RBI also added in its circular that PPIs for Mass Transit Systems (PPI-MTS) will remain exempted from interoperability while Gift PPI issuers have the option to offer interoperability. But interoperability has to be enabled by March 31, 2022. 

Moreover, mobile wallets can now be used for cash withdrawals up to Rs 2,000 per transaction with an overall limit of Rs 10,000 per month per PPI. The wallet limit has also been increased from Rs 1 lakh to Rs 2 lakh.  

“Any PPI issuer offering this facility shall put in place proper customer redressal mechanisms. Complaints in this regard shall fall under the ambit of the respective ombudsman schemes and instructions on limiting liability of customers,” the circular noted.

“PPI issuers shall put in place suitable cooling periods for cash withdrawal upon opening the PPIs or loading/re-loading of funds into PPIs to mitigate the risk of fraudulent use of PPIs,” it added. A cooling off period is a short amount of time during which transactions are barred. For example, when you add a bank beneficiary - you are not allowed to transfer money immediately.

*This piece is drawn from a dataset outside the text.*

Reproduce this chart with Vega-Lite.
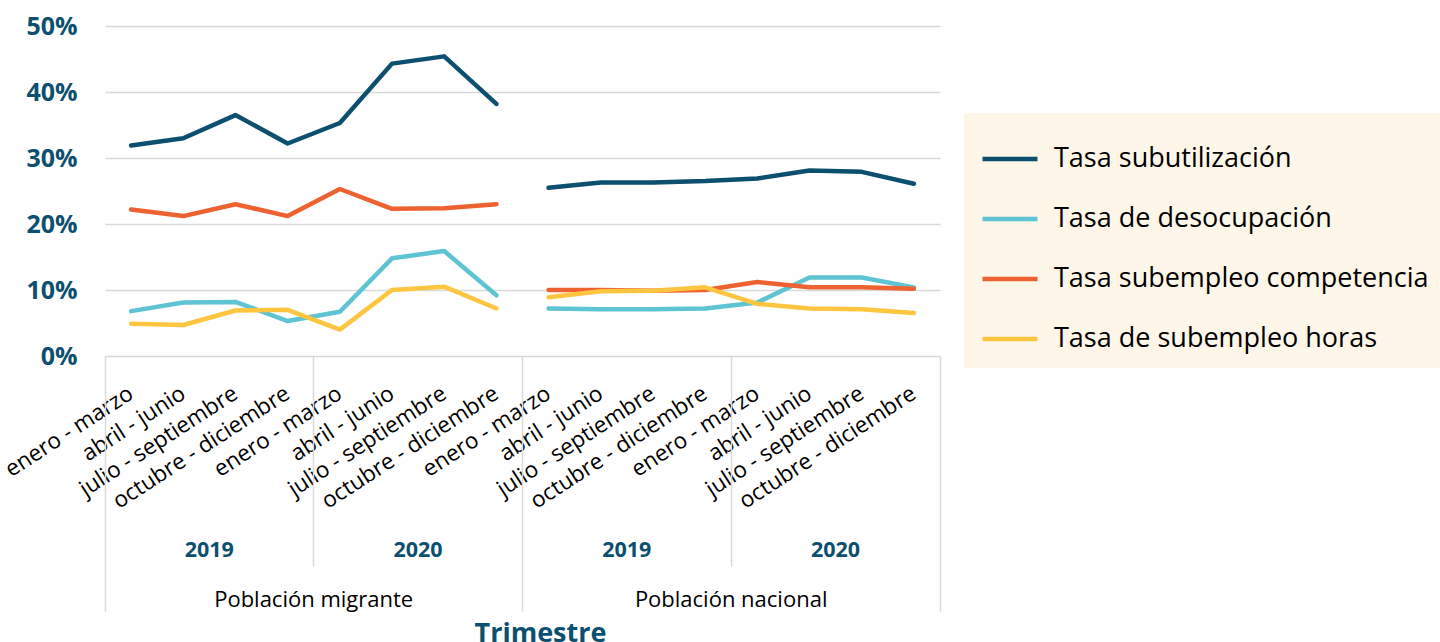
{
  "$schema": "https://vega.github.io/schema/vega-lite/v6.json",
  "width": 835,
  "height": 330,
  "autosize": "none",
  "padding": {"left": 105, "top": 26, "right": 500, "bottom": 286},
  "background": "white",
  "config": {"view": {"stroke": null}, "font": "Open Sans"},
  "data": {"values": [
    {"k":"Población migrante|2019|enero - marzo","p":"M","s":"Tasa subutilización","v":0.319},
    {"k":"Población migrante|2019|abril - junio","p":"M","s":"Tasa subutilización","v":0.330},
    {"k":"Población migrante|2019|julio - septiembre","p":"M","s":"Tasa subutilización","v":0.365},
    {"k":"Población migrante|2019|octubre - diciembre","p":"M","s":"Tasa subutilización","v":0.322},
    {"k":"Población migrante|2020|enero - marzo","p":"M","s":"Tasa subutilización","v":0.353},
    {"k":"Población migrante|2020|abril - junio","p":"M","s":"Tasa subutilización","v":0.443},
    {"k":"Población migrante|2020|julio - septiembre","p":"M","s":"Tasa subutilización","v":0.454},
    {"k":"Población migrante|2020|octubre - diciembre","p":"M","s":"Tasa subutilización","v":0.382},
    {"k":"Población nacional|2019|enero - marzo","p":"N","s":"Tasa subutilización","v":0.255},
    {"k":"Población nacional|2019|abril - junio","p":"N","s":"Tasa subutilización","v":0.263},
    {"k":"Población nacional|2019|julio - septiembre","p":"N","s":"Tasa subutilización","v":0.263},
    {"k":"Población nacional|2019|octubre - diciembre","p":"N","s":"Tasa subutilización","v":0.265},
    {"k":"Población nacional|2020|enero - marzo","p":"N","s":"Tasa subutilización","v":0.269},
    {"k":"Población nacional|2020|abril - junio","p":"N","s":"Tasa subutilización","v":0.281},
    {"k":"Población nacional|2020|julio - septiembre","p":"N","s":"Tasa subutilización","v":0.279},
    {"k":"Población nacional|2020|octubre - diciembre","p":"N","s":"Tasa subutilización","v":0.261},

    {"k":"Población migrante|2019|enero - marzo","p":"M","s":"Tasa de desocupación","v":0.068},
    {"k":"Población migrante|2019|abril - junio","p":"M","s":"Tasa de desocupación","v":0.081},
    {"k":"Población migrante|2019|julio - septiembre","p":"M","s":"Tasa de desocupación","v":0.082},
    {"k":"Población migrante|2019|octubre - diciembre","p":"M","s":"Tasa de desocupación","v":0.053},
    {"k":"Población migrante|2020|enero - marzo","p":"M","s":"Tasa de desocupación","v":0.067},
    {"k":"Población migrante|2020|abril - junio","p":"M","s":"Tasa de desocupación","v":0.148},
    {"k":"Población migrante|2020|julio - septiembre","p":"M","s":"Tasa de desocupación","v":0.159},
    {"k":"Población migrante|2020|octubre - diciembre","p":"M","s":"Tasa de desocupación","v":0.092},
    {"k":"Población nacional|2019|enero - marzo","p":"N","s":"Tasa de desocupación","v":0.072},
    {"k":"Población nacional|2019|abril - junio","p":"N","s":"Tasa de desocupación","v":0.071},
    {"k":"Población nacional|2019|julio - septiembre","p":"N","s":"Tasa de desocupación","v":0.071},
    {"k":"Población nacional|2019|octubre - diciembre","p":"N","s":"Tasa de desocupación","v":0.072},
    {"k":"Población nacional|2020|enero - marzo","p":"N","s":"Tasa de desocupación","v":0.081},
    {"k":"Población nacional|2020|abril - junio","p":"N","s":"Tasa de desocupación","v":0.119},
    {"k":"Población nacional|2020|julio - septiembre","p":"N","s":"Tasa de desocupación","v":0.119},
    {"k":"Población nacional|2020|octubre - diciembre","p":"N","s":"Tasa de desocupación","v":0.104},

    {"k":"Población migrante|2019|enero - marzo","p":"M","s":"Tasa subempleo competencia","v":0.222},
    {"k":"Población migrante|2019|abril - junio","p":"M","s":"Tasa subempleo competencia","v":0.212},
    {"k":"Población migrante|2019|julio - septiembre","p":"M","s":"Tasa subempleo competencia","v":0.230},
    {"k":"Población migrante|2019|octubre - diciembre","p":"M","s":"Tasa subempleo competencia","v":0.212},
    {"k":"Población migrante|2020|enero - marzo","p":"M","s":"Tasa subempleo competencia","v":0.253},
    {"k":"Población migrante|2020|abril - junio","p":"M","s":"Tasa subempleo competencia","v":0.223},
    {"k":"Población migrante|2020|julio - septiembre","p":"M","s":"Tasa subempleo competencia","v":0.224},
    {"k":"Población migrante|2020|octubre - diciembre","p":"M","s":"Tasa subempleo competencia","v":0.230},
    {"k":"Población nacional|2019|enero - marzo","p":"N","s":"Tasa subempleo competencia","v":0.100},
    {"k":"Población nacional|2019|abril - junio","p":"N","s":"Tasa subempleo competencia","v":0.100},
    {"k":"Población nacional|2019|julio - septiembre","p":"N","s":"Tasa subempleo competencia","v":0.099},
    {"k":"Población nacional|2019|octubre - diciembre","p":"N","s":"Tasa subempleo competencia","v":0.100},
    {"k":"Población nacional|2020|enero - marzo","p":"N","s":"Tasa subempleo competencia","v":0.112},
    {"k":"Población nacional|2020|abril - junio","p":"N","s":"Tasa subempleo competencia","v":0.104},
    {"k":"Población nacional|2020|julio - septiembre","p":"N","s":"Tasa subempleo competencia","v":0.104},
    {"k":"Población nacional|2020|octubre - diciembre","p":"N","s":"Tasa subempleo competencia","v":0.102},

    {"k":"Población migrante|2019|enero - marzo","p":"M","s":"Tasa de subempleo horas","v":0.049},
    {"k":"Población migrante|2019|abril - junio","p":"M","s":"Tasa de subempleo horas","v":0.047},
    {"k":"Población migrante|2019|julio - septiembre","p":"M","s":"Tasa de subempleo horas","v":0.069},
    {"k":"Población migrante|2019|octubre - diciembre","p":"M","s":"Tasa de subempleo horas","v":0.070},
    {"k":"Población migrante|2020|enero - marzo","p":"M","s":"Tasa de subempleo horas","v":0.040},
    {"k":"Población migrante|2020|abril - junio","p":"M","s":"Tasa de subempleo horas","v":0.100},
    {"k":"Población migrante|2020|julio - septiembre","p":"M","s":"Tasa de subempleo horas","v":0.105},
    {"k":"Población migrante|2020|octubre - diciembre","p":"M","s":"Tasa de subempleo horas","v":0.072},
    {"k":"Población nacional|2019|enero - marzo","p":"N","s":"Tasa de subempleo horas","v":0.089},
    {"k":"Población nacional|2019|abril - junio","p":"N","s":"Tasa de subempleo horas","v":0.098},
    {"k":"Población nacional|2019|julio - septiembre","p":"N","s":"Tasa de subempleo horas","v":0.099},
    {"k":"Población nacional|2019|octubre - diciembre","p":"N","s":"Tasa de subempleo horas","v":0.104},
    {"k":"Población nacional|2020|enero - marzo","p":"N","s":"Tasa de subempleo horas","v":0.079},
    {"k":"Población nacional|2020|abril - junio","p":"N","s":"Tasa de subempleo horas","v":0.072},
    {"k":"Población nacional|2020|julio - septiembre","p":"N","s":"Tasa de subempleo horas","v":0.071},
    {"k":"Población nacional|2020|octubre - diciembre","p":"N","s":"Tasa de subempleo horas","v":0.065}
  ]},
  "resolve": {"scale": {"x": "independent"}, "axis": {"x": "independent"}},
  "layer": [
    {
      "mark": {"type": "line", "strokeWidth": 4.5, "strokeCap": "round", "strokeJoin": "round"},
      "encoding": {
        "x": {"field": "k", "type": "nominal", "sort": null, "bandPosition": 0.5,
          "scale": {"type": "band", "paddingInner": 0, "paddingOuter": 0},
          "axis": {"orient": "bottom", "bandPosition": 0.5, "title": null, "domain": false, "ticks": false, "grid": false,
            "labelExpr": "split(datum.label, '|')[2]", "labelAngle": -33, "labelAlign": "right", "labelBaseline": "middle",
            "labelPadding": 35, "labelFontSize": 22.5, "labelColor": "#000000", "labelFont": "Open Sans",
            "labelOverlap": false, "labelBound": false, "labelFlush": false, "labelLimit": 400}},
        "y": {"field": "v", "type": "quantitative",
          "scale": {"domain": [0, 0.5], "nice": false, "zero": true},
          "axis": {"title": null, "values": [0, 0.1, 0.2, 0.3, 0.4, 0.5], "format": ".0%", "domain": false, "ticks": false,
            "grid": true, "gridColor": "#d9d9d9", "gridWidth": 1.5,
            "labelFontSize": 25, "labelFontWeight": "bold", "labelColor": "#0c4f6e", "labelFont": "Open Sans", "labelPadding": 28}},
        "color": {"field": "s", "type": "nominal",
          "scale": {"domain": ["Tasa subutilización", "Tasa de desocupación", "Tasa subempleo competencia", "Tasa de subempleo horas"],
                    "range": ["#0c4f6e", "#5ec3d2", "#ee6231", "#fec540"]},
          "legend": {"orient": "none", "legendX": 859, "legendY": 87, "title": null,
            "fillColor": "#fdf6e9", "padding": 16, "symbolType": "stroke", "symbolSize": 3025, "symbolStrokeWidth": 4.5,
            "labelFontSize": 27, "labelFont": "Open Sans", "labelColor": "#000000", "labelOffset": 14, "labelLimit": 600, "rowPadding": 17}},
        "detail": {"field": "p", "type": "nominal"}
      }
    },
    {
      "mark": {"type": "point", "opacity": 0},
      "encoding": {
        "x": {"field": "k", "type": "nominal", "sort": null,
          "scale": {"type": "band", "paddingInner": 0, "paddingOuter": 0},
          "axis": {"orient": "bottom", "values": ["Población migrante|2019|enero - marzo", "Población nacional|2019|enero - marzo"],
            "bandPosition": 0, "title": null, "domain": false, "grid": false, "labels": false,
            "ticks": true, "tickSize": 255, "tickColor": "#d9d9d9", "tickWidth": 1.5}}
      }
    },
    {
      "mark": {"type": "point", "opacity": 0},
      "encoding": {
        "x": {"field": "k", "type": "nominal", "sort": null,
          "scale": {"type": "band", "paddingInner": 0, "paddingOuter": 0},
          "axis": {"orient": "bottom", "values": ["Población nacional|2020|octubre - diciembre"],
            "bandPosition": 1, "title": null, "domain": false, "grid": false, "labels": false,
            "ticks": true, "tickSize": 255, "tickColor": "#d9d9d9", "tickWidth": 1.5}}
      }
    },
    {
      "mark": {"type": "point", "opacity": 0},
      "encoding": {
        "x": {"field": "k", "type": "nominal", "sort": null,
          "scale": {"type": "band", "paddingInner": 0, "paddingOuter": 0},
          "axis": {"orient": "bottom", "values": ["Población migrante|2020|enero - marzo", "Población nacional|2020|enero - marzo"],
            "bandPosition": 0, "title": null, "domain": false, "grid": false, "labels": false,
            "ticks": true, "tickSize": 210, "tickColor": "#d9d9d9", "tickWidth": 1.5}}
      }
    },
    {
      "mark": {"type": "point", "opacity": 0},
      "encoding": {
        "x": {"field": "k", "type": "nominal", "sort": null,
          "scale": {"type": "band", "paddingInner": 0, "paddingOuter": 0},
          "axis": {"orient": "bottom", "values": ["Población migrante|2019|abril - junio", "Población migrante|2020|abril - junio", "Población nacional|2019|abril - junio", "Población nacional|2020|abril - junio"],
            "bandPosition": 0.5, "labelOffset": 26, "title": null, "domain": false, "grid": false, "ticks": false,
            "labelExpr": "split(datum.label, '|')[1]", "labelAngle": 0, "labelAlign": "center", "labelBaseline": "middle",
            "labelPadding": 194, "labelFontSize": 21.5, "labelFontWeight": "bold", "labelColor": "#0c4f6e", "labelFont": "Open Sans",
            "labelOverlap": false, "labelBound": false, "labelFlush": false}}
      }
    },
    {
      "mark": {"type": "point", "opacity": 0},
      "encoding": {
        "x": {"field": "k", "type": "nominal", "sort": null,
          "scale": {"type": "band", "paddingInner": 0, "paddingOuter": 0},
          "axis": {"orient": "bottom", "values": ["Población migrante|2019|octubre - diciembre", "Población nacional|2019|octubre - diciembre"],
            "bandPosition": 0.5, "labelOffset": 26, "domain": false, "grid": false, "ticks": false,
            "labelExpr": "split(datum.label, '|')[0]", "labelAngle": 0, "labelAlign": "center", "labelBaseline": "middle",
            "labelPadding": 243, "labelFontSize": 22, "labelColor": "#000000", "labelFont": "Open Sans",
            "labelOverlap": false, "labelBound": false, "labelFlush": false, "labelLimit": 400,
            "title": "Trimestre", "titleFontSize": 27, "titleFontWeight": "bold", "titleColor": "#0c4f6e", "titleFont": "Open Sans",
            "titleX": 435, "titleY": 277, "titleAlign": "center", "titleBaseline": "middle"}}
      }
    }
  ]
}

The proposal of making PPIs interoperable was first mooted by the RBI in 2017 and it had given guidelines for enabling it in 2018, but had not made it mandatory then. In its statement on development and regulatory policies issued in April 2021, the RBI, however, said that despite the passing of two years, migration towards full-KYC PPIs and interoperability has not been significant and so proposed to make interoperability mandatory for full-KYC PPIs.